In McCoy v. McCoy, a Texas husband appealed from a divorce decree, arguing that the lower court should not have denied his claim for reimbursement. The couple started dating in 2009. In the following year, they got engaged, and the husband moved to start law school. His fiancée joined him there in a rental house. They married in 2011. The wife worked full time during the husband’s first year in law school but then started going to law school as well. They both relied on student loans to cover their expenses and tuition.
Later, the husband claimed they had an agreement that the wife would pay him $700 every month and also pay for groceries and gas. He argued that she budgeted poorly and only sometimes paid this part of the expenses, and as a result he had to get supplemental student loans to cover her portion. They kept separate checking accounts related to their different law school loans.
In 2013, after the husband graduated, the wife filed for divorce. The husband responded by claiming he was entitled to reimbursement from his wife because he’d had to use his separate property to pay for her necessary living expenses. A bench trial was conducted, and the trial court divided the marital estate by awarding each of them the property they possessed and by ordering each spouse to pay his or her loans and debts solely in his or her name. The trial court also found that the husband’s request for reimbursement wasn’t supported by a preponderance of the evidence.
The husband appealed. The wife sought an award of appellate attorney’s fees. Thirty days after the husband filed his notice of appeal, the trial court ordered the husband to pay the wife $8,000 for the appeal.
Among other things, on appeal, the husband argued that the trial court should not have denied his claim for the reimbursement of student loans he used to cover his wife’s living expenses. The appellate court explained that the claim failed for two reasons. It explained that reimbursement is a right that arises if the funds of one estate are used to benefit another estate without any benefit to itself under section 3.402 of the Family Code. Whoever claims reimbursement bears the burden of proving that payments were made and are reimbursable. The trial court has broad discretion when reviewing a reimbursement claim.
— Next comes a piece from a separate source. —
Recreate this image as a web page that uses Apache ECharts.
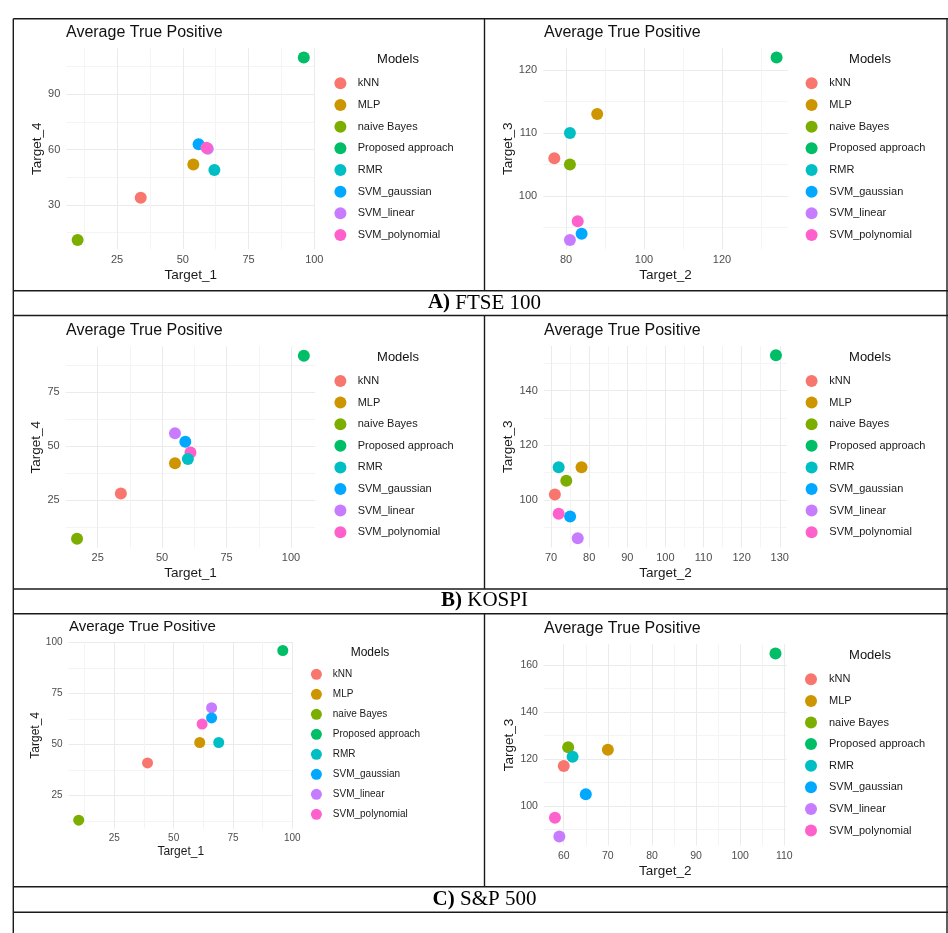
<!DOCTYPE html>
<html>
<head>
<meta charset="utf-8">
<script src="https://cdn.jsdelivr.net/npm/echarts@6/dist/echarts.min.js"></script>
<style>
html,body{margin:0;padding:0;background:#fff;}
#chart{width:948px;height:933px;}
</style>
</head>
<body>
<div id="chart"></div>
<script>
// ---------------- data ----------------
const models = ['kNN', 'MLP', 'naive Bayes', 'Proposed approach', 'RMR', 'SVM_gaussian', 'SVM_linear', 'SVM_polynomial'];
const modelColors = ['#F8766D', '#CD9600', '#7CAE00', '#00BE67', '#00BFC4', '#00A9FF', '#C77CFF', '#FF61CC'];

// FTSE 100
const ftseTarget1 = [34, 54, 10, 96, 62, 56, 59.5, 59];
const ftseTarget4 = [34, 52, 11, 110, 49, 63, 60.5, 61];
const ftseTarget2 = [77, 88, 81, 134, 81, 84, 81, 83];
const ftseTarget3 = [106, 113, 105, 122, 110, 94, 93, 96];
// KOSPI
const kospiTarget1 = [34, 55, 17, 105, 60, 59, 55, 61];
const kospiTarget4 = [28, 42, 7, 92, 44, 52, 56, 47];
const kospiTarget2 = [71, 78, 74, 129, 72, 75, 77, 72];
const kospiTarget3 = [102, 112, 107, 153, 112, 94, 86, 95];
// S&P 500
const spTarget1 = [39, 61, 10, 96, 69, 66, 66, 62];
const spTarget4 = [41, 51, 13, 96, 51, 63, 68, 60];
const spTarget2 = [60, 70, 61, 108, 62, 65, 59, 58];
const spTarget3 = [117, 124, 125, 165, 121, 105, 87, 95];

const tickStepsX = [25, 20, 25, 10, 25, 10];
const tickStepsY = [30, 10, 25, 20, 25, 20];

const chartTitle = 'Average True Positive';
const legendTitle = 'Models';
const captionLabels = ['A)', 'B)', 'C)'];
const captionNames = ['FTSE 100', 'KOSPI', 'S&P 500'];

// ---------------- layout ----------------
const SANS = "'Liberation Sans', Arial, sans-serif";
const SERIF = "'Liberation Serif', 'Times New Roman', serif";

const panels = [
  {xs: ftseTarget1, ys: ftseTarget4, xName: 'Target_1', yName: 'Target_4',
   grid: {left: 66.3, top: 48.3, right: 315.1, bottom: 249.2}, xGap: 19, yGap: 21.5, xMargin: 5, yMargin: 6,
   title: [66, 32.5, 16], leg: {cx: 346.7, cy: 83.3, step: 21.67, tx: 364, mx: 398, my: 59.3},
   tick: 11, axName: 13.5, legFont: 11, legTitle: 13, sym: 12, z: {}},
  {xs: ftseTarget2, ys: ftseTarget3, xName: 'Target_2', yName: 'Target_3',
   grid: {left: 543.2, top: 48.3, right: 787.7, bottom: 249.2}, xGap: 19, yGap: 28.4, xMargin: 5, yMargin: 6,
   title: [544, 32.5, 16], leg: {cx: 818.3, cy: 83.3, step: 21.67, tx: 836, mx: 870, my: 59.3},
   tick: 11, axName: 13.5, legFont: 11, legTitle: 13, sym: 12, z: {}},
  {xs: kospiTarget1, ys: kospiTarget4, xName: 'Target_1', yName: 'Target_4',
   grid: {left: 65.7, top: 346.5, right: 315.2, bottom: 547.9}, xGap: 18.7, yGap: 20.6, xMargin: 5, yMargin: 6,
   title: [66, 330.7, 16], leg: {cx: 346.7, cy: 381, step: 21.6, tx: 364, mx: 398, my: 357.3},
   tick: 11, axName: 13.5, legFont: 11, legTitle: 13, sym: 12, z: {4: 3}},
  {xs: kospiTarget2, ys: kospiTarget3, xName: 'Target_2', yName: 'Target_3',
   grid: {left: 543.8, top: 346, right: 787, bottom: 547.4}, xGap: 19.2, yGap: 28.7, xMargin: 5, yMargin: 6,
   title: [544, 330.7, 16], leg: {cx: 818.3, cy: 381, step: 21.6, tx: 836, mx: 870, my: 357.3},
   tick: 11, axName: 13.5, legFont: 11, legTitle: 13, sym: 12, z: {}},
  {xs: spTarget1, ys: spTarget4, xName: 'Target_1', yName: 'Target_4',
   grid: {left: 68.5, top: 642, right: 293, bottom: 828.7}, xGap: 17, yGap: 25.8, xMargin: 4.5, yMargin: 6,
   title: [69, 627.3, 15], leg: {cx: 322.3, cy: 674.3, step: 20, tx: 338.7, mx: 370, my: 652.3},
   tick: 10, axName: 12, legFont: 10, legTitle: 12, sym: 11, z: {5: 3}},
  {xs: spTarget2, ys: spTarget3, xName: 'Target_2', yName: 'Target_3',
   grid: {left: 543.9, top: 644.4, right: 786.5, bottom: 845.6}, xGap: 18.3, yGap: 28.1, xMargin: 5, yMargin: 6,
   title: [544, 628.3, 16], leg: {cx: 818, cy: 679.3, step: 21.6, tx: 836, mx: 870, my: 655.7},
   tick: 10.5, axName: 13.5, legFont: 11, legTitle: 13, sym: 12, z: {}}
];

const captionY = [303, 600.5, 899.5];
const hLines = [18.7, 290.7, 315.5, 589, 613.7, 886.7, 912.3];
const panelRows = [[18.7, 290.7], [315.5, 589], [613.7, 886.7]];
const LEFT_X = 13.3, MID_X = 484.5, RIGHT_X = 947;

// ---------------- build option ----------------
function isMultiple(v, step) {
  const r = v / step;
  return Math.abs(r - Math.round(r)) < 1e-6;
}
function padRange(arr) {
  const mn = Math.min.apply(null, arr), mx = Math.max.apply(null, arr);
  const pad = (mx - mn) * 0.05;
  return [mn - pad, mx + pad];
}
function makeAxis(p, i, isX) {
  const vals = isX ? p.xs : p.ys;
  const step = isX ? tickStepsX[i] : tickStepsY[i];
  const r = padRange(vals);
  return {
    type: 'value', gridIndex: i, min: r[0], max: r[1],
    minInterval: step, maxInterval: step, splitNumber: 4,
    name: isX ? p.xName : p.yName,
    nameLocation: 'middle', nameGap: isX ? p.xGap : p.yGap,
    nameRotate: isX ? 0 : 90,
    nameTextStyle: {color: '#1a1a1a', fontSize: p.axName, fontFamily: SANS},
    axisLine: {show: false}, axisTick: {show: false},
    axisLabel: {
      color: '#4d4d4d', fontSize: p.tick, fontFamily: SANS,
      margin: isX ? p.xMargin : p.yMargin,
      showMinLabel: false, showMaxLabel: false,
      formatter: v => isMultiple(v, step) ? String(Math.round(v)) : ''
    },
    splitLine: {show: true, showMinLine: false, showMaxLine: false, lineStyle: {color: '#EBEBEB', width: 1}},
    minorTick: {show: false, splitNumber: 2},
    minorSplitLine: {show: true, lineStyle: {color: '#F4F4F4', width: 1}}
  };
}

const grids = [], xAxes = [], yAxes = [], series = [], legends = [], graphics = [];
panels.forEach((p, i) => {
  grids.push({left: p.grid.left, top: p.grid.top,
              width: p.grid.right - p.grid.left, height: p.grid.bottom - p.grid.top,
              containLabel: false});
  xAxes.push(makeAxis(p, i, true));
  yAxes.push(makeAxis(p, i, false));
  models.forEach((m, k) => {
    series.push({
      type: 'scatter', name: m, xAxisIndex: i, yAxisIndex: i,
      data: [[p.xs[k], p.ys[k]]],
      symbol: 'circle', symbolSize: p.sym,
      itemStyle: {color: modelColors[k], opacity: 1},
      emphasis: {disabled: true}, silent: true, animation: false,
      z: p.z[k] || 2
    });
  });
  const symW = 2 * (p.leg.tx - p.leg.cx - 5);
  legends.push({
    data: models.map(m => ({name: m, icon: 'circle'})),
    orient: 'vertical', padding: 0,
    left: p.leg.cx - symW / 2, top: p.leg.cy - p.sym / 2,
    itemWidth: symW, itemHeight: p.sym, itemGap: p.leg.step - p.sym,
    selectedMode: false,
    textStyle: {color: '#1a1a1a', fontSize: p.legFont, fontFamily: SANS}
  });
  graphics.push({type: 'text', x: p.title[0], y: p.title[1], silent: true,
    style: {text: chartTitle, fill: '#111', fontSize: p.title[2], fontFamily: SANS,
            align: 'left', verticalAlign: 'middle'}});
  graphics.push({type: 'text', x: p.leg.mx, y: p.leg.my, silent: true,
    style: {text: legendTitle, fill: '#111', fontSize: p.legTitle, fontFamily: SANS,
            align: 'center', verticalAlign: 'middle'}});
});

// table lines
const lineStyle = {stroke: '#1a1a1a', lineWidth: 1.4};
hLines.forEach(y => graphics.push({type: 'line', silent: true,
  shape: {x1: LEFT_X, y1: y, x2: 948, y2: y}, style: lineStyle}));
graphics.push({type: 'line', silent: true, shape: {x1: LEFT_X, y1: hLines[0], x2: LEFT_X, y2: 933}, style: lineStyle});
graphics.push({type: 'line', silent: true, shape: {x1: RIGHT_X, y1: hLines[0], x2: RIGHT_X, y2: 933}, style: lineStyle});
panelRows.forEach(r => graphics.push({type: 'line', silent: true,
  shape: {x1: MID_X, y1: r[0], x2: MID_X, y2: r[1]}, style: lineStyle}));

// captions
captionLabels.forEach((lab, i) => {
  graphics.push({type: 'text', x: MID_X, y: captionY[i], silent: true,
    style: {text: '{b|' + lab + '} ' + captionNames[i], fill: '#000', fontSize: 21, fontFamily: SERIF,
            align: 'center', verticalAlign: 'middle',
            rich: {b: {fontWeight: 'bold', fontSize: 21, fontFamily: SERIF, fill: '#000'}}}});
});

const chart = echarts.init(document.getElementById('chart'), null, {renderer: 'canvas'});
chart.setOption({
  backgroundColor: '#ffffff',
  animation: false,
  grid: grids, xAxis: xAxes, yAxis: yAxes,
  legend: legends, series: series, graphic: graphics
});
</script>
</body>
</html>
The husband’s reimbursement claim hinged on the idea that his student loans were his separate property, not community property, which is all property aside from separate property that either spouse acquires during the marriage. Property a spouse owns before marriage or property acquired by gift, descent, or devise during the marriage is separate property. Similarly, debts incurred during the marriage are presumptively community debt and are community obligations during the divorce unless a creditor agreed to look only at the spouse’s separate estate. It’s necessary to present clear and convincing evidence if you want to rebut the presumption.
In this case, the couple married in 2011, and the loans he secured were during the marriage. Therefore, they were community obligations, and the funds were community property. The husband argued they were separate property only because he kept them separately in his own bank account. This did not count as clear and convincing evidence that the loan proceeds were separate property. The husband had not shown that his claim was like any of the nine grounds for reimbursement put forward in Family Code section 3.402. Additionally, under section 3.409, courts are not allowed to recognize a marital estate’s claim for reimbursement for a spouse’s living expenses.